Task objective
Retype only the lines running from the beginning of the entries below to the line with "import seaborn as sns", both included. Do not include pictures.

Data listing

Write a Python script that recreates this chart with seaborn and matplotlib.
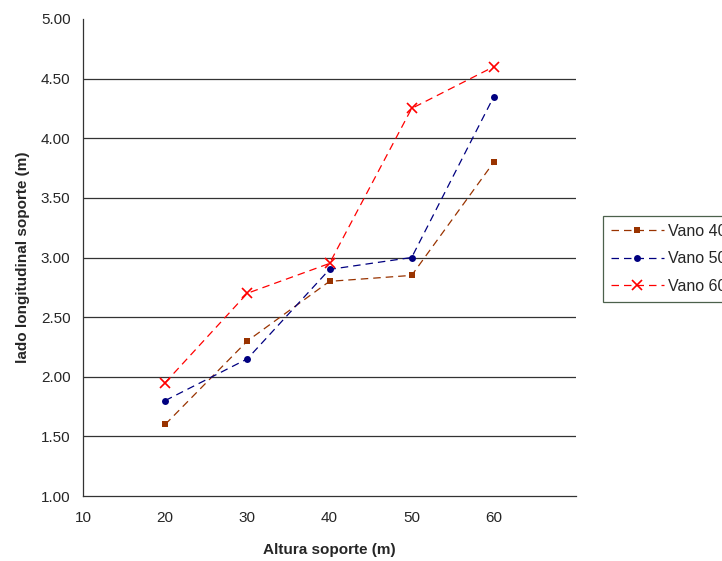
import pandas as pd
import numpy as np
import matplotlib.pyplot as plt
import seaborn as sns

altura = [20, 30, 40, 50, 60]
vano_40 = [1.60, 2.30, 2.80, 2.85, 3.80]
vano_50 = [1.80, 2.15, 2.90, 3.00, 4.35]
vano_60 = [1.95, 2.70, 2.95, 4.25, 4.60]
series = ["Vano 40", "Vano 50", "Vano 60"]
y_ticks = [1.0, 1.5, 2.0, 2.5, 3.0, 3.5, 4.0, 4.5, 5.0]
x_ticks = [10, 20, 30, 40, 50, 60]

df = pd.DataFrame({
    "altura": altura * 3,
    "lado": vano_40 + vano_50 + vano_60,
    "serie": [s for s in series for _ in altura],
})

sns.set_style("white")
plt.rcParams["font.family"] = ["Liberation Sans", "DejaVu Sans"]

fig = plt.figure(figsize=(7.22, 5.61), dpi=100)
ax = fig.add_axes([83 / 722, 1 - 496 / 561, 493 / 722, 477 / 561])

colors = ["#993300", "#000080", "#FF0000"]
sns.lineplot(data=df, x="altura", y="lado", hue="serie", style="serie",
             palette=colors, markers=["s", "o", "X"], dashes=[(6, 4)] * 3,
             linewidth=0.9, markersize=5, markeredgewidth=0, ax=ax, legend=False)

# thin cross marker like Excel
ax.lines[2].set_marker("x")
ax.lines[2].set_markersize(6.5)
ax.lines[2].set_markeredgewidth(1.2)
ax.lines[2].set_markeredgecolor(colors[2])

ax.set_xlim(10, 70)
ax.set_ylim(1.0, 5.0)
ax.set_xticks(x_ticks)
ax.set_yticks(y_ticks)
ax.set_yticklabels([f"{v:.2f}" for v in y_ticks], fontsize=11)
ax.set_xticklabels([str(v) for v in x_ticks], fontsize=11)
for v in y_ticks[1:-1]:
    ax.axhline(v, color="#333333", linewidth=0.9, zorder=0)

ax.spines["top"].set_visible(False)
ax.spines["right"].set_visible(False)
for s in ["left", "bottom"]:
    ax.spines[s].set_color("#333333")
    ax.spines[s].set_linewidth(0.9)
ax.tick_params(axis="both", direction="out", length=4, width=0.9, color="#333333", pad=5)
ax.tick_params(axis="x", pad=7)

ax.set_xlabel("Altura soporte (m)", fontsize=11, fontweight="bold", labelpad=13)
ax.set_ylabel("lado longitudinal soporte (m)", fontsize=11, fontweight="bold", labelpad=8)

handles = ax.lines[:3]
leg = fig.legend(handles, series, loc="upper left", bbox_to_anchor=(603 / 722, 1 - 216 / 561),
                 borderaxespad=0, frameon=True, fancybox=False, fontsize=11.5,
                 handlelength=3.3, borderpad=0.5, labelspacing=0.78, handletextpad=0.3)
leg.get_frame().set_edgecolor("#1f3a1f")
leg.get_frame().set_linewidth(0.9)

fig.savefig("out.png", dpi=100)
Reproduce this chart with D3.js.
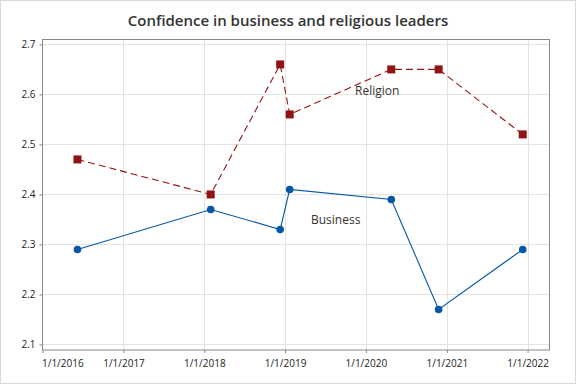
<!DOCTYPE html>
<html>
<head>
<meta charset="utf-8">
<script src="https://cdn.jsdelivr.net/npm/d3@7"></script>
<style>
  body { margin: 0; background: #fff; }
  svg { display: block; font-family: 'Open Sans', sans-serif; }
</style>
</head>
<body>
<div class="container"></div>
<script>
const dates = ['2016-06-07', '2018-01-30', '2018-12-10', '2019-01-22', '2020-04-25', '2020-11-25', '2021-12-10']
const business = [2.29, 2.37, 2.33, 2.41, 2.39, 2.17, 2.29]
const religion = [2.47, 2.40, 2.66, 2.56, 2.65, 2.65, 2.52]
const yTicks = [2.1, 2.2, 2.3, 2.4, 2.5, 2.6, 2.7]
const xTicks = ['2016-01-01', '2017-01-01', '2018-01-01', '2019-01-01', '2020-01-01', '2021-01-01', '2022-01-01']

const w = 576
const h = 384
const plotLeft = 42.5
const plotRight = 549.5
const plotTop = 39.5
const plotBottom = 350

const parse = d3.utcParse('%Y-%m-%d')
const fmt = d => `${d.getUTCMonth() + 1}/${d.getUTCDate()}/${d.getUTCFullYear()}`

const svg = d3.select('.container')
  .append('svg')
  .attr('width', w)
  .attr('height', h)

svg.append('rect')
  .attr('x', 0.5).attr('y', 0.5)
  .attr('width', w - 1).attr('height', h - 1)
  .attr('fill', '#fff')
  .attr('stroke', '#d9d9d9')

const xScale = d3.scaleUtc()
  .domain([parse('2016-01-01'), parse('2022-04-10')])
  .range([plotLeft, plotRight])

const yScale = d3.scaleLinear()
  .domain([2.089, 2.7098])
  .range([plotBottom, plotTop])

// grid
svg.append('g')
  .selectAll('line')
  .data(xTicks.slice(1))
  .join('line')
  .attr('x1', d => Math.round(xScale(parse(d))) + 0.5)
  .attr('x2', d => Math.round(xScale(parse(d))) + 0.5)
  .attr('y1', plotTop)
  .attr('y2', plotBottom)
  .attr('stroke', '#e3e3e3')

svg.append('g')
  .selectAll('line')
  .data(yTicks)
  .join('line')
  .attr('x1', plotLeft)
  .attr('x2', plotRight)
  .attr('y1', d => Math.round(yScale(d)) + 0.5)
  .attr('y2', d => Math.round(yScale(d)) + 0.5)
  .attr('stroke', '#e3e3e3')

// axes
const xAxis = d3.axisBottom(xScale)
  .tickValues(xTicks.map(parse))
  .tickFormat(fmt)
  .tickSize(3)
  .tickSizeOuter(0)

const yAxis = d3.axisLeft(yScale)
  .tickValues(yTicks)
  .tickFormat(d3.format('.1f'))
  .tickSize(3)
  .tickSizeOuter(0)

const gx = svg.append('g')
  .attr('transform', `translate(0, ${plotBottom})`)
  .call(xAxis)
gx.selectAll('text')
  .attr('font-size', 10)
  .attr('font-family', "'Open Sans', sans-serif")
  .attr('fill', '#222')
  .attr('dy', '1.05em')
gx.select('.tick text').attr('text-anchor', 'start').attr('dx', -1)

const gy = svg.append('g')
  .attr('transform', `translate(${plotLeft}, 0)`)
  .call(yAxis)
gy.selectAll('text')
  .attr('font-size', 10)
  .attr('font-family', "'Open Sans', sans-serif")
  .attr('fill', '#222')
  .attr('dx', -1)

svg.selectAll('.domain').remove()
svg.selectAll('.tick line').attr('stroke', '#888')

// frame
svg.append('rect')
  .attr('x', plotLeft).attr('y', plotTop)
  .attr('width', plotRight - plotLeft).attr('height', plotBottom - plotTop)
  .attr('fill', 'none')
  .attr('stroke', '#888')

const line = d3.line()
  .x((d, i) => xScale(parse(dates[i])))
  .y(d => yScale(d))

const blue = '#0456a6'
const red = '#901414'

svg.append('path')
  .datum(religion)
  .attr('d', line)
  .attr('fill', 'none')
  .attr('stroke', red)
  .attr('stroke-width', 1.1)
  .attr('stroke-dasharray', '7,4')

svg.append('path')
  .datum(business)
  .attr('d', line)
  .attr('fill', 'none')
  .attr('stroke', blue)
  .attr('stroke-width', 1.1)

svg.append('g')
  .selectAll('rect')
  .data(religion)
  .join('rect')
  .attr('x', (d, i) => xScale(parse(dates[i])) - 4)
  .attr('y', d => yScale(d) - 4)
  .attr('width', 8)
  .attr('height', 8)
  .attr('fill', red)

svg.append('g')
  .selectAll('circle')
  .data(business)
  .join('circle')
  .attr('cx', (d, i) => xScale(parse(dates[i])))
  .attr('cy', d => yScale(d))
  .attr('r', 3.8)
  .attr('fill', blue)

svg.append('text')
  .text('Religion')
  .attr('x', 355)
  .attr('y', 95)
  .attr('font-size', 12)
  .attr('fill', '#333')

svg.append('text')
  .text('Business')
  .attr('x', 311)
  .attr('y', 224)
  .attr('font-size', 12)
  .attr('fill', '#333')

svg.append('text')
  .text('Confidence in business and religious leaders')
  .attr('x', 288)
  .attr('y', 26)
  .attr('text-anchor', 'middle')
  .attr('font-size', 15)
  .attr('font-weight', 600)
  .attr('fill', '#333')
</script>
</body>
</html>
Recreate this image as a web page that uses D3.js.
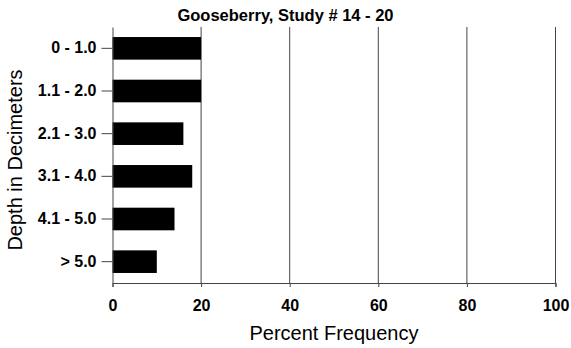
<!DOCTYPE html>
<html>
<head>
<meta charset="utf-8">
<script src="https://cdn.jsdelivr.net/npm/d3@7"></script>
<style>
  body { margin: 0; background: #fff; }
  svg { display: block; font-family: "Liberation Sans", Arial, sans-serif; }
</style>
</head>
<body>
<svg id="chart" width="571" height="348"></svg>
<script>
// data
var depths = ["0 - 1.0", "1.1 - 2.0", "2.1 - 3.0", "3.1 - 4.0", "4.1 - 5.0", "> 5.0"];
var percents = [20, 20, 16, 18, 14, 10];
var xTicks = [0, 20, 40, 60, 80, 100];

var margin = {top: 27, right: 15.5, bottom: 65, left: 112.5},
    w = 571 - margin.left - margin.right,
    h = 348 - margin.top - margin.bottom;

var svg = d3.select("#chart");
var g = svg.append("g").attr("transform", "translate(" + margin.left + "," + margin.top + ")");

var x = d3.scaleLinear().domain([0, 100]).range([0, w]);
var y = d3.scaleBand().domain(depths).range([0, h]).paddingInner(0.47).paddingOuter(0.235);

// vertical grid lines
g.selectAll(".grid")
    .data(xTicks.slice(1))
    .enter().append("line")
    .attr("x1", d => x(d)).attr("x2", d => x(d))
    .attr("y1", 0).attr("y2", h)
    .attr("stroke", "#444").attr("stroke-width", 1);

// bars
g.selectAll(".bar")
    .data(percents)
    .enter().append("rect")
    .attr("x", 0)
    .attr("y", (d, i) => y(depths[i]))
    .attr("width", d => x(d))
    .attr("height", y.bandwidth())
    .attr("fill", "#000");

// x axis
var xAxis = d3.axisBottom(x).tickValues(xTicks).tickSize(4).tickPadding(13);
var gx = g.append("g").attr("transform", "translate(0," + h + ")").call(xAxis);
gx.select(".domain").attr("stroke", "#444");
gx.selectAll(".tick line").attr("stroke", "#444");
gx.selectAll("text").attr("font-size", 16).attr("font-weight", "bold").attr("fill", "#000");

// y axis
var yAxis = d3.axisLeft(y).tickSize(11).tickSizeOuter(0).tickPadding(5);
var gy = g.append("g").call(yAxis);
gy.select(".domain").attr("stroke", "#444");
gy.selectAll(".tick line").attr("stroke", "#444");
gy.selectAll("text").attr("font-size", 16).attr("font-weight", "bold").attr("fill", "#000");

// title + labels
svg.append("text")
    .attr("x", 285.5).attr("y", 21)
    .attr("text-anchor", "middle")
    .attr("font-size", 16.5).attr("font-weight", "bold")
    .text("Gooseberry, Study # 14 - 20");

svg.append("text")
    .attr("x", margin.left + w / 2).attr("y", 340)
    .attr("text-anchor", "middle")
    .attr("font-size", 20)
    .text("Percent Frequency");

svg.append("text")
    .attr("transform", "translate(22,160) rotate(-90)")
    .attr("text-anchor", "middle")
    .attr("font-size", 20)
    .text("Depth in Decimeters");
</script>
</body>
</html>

Correct response
Write a Python script that recreates this chart with seaborn and matplotlib.
import pandas as pd
import numpy as np
import matplotlib.pyplot as plt
import seaborn as sns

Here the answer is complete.